A nonlinear dynamic ensemble remaining useful life prediction method considering multi-source data uncertainty

Abstract

Multi-performance indicator fusion methods have been widely applied for prognostics and health management, but the monitoring indicators are significantly influenced by the internal and external operational environment of the measuring instrument, which creates greater uncertainty to the prediction results. To address this issue, a nonlinear dynamic ensemble remaining useful life (RUL) prediction framework considering multi-source data uncertainty is proposed in this paper. Firstly, a multi-performance indicator fusion method considering data uncertainty is proposed.
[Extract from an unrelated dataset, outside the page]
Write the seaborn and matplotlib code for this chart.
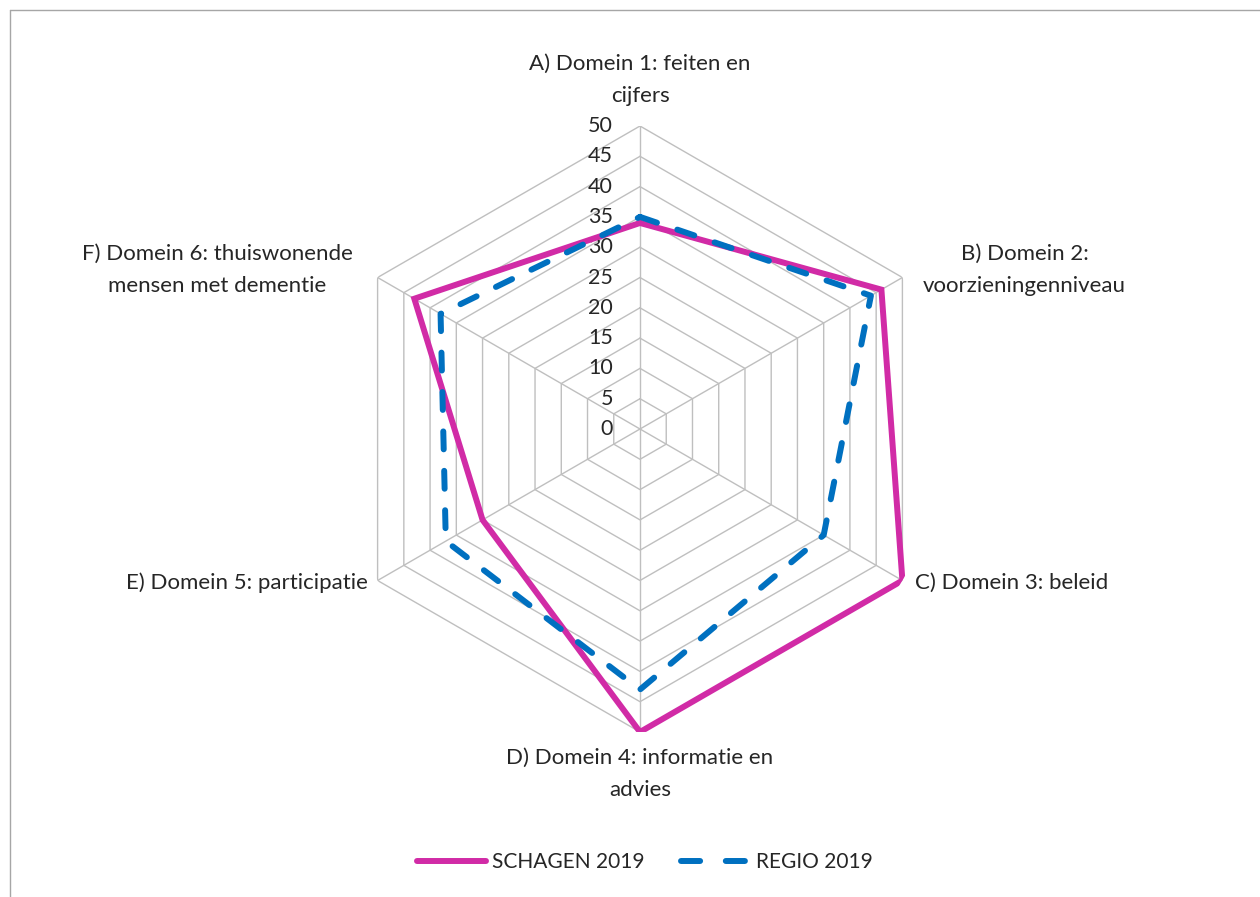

This method explicates the multi-indicator data as various proxies of the degradation state of equipment by establishing a multivariate implicit nonlinear state function and a multivariate measurement function, and constructs an optimal fusion strategy by designing a new objective function related to the performance of the indicator. Besides, a multi-model nonlinear dynamic ensemble method is proposed to compensate for the inadequacy of a single model to accurately characterize the degradation trajectory by integrating the prediction results of different degradation models in real-time. Finally, a Likal-Recursive algorithm is developed to address the challenge of estimating latent variables in multivariate state-space models without relying on initial parameter assumptions. The superior performance and effectiveness of the proposed framework are validated using the C-MAPSS dataset and multi-sensor datasets of rolling bearings.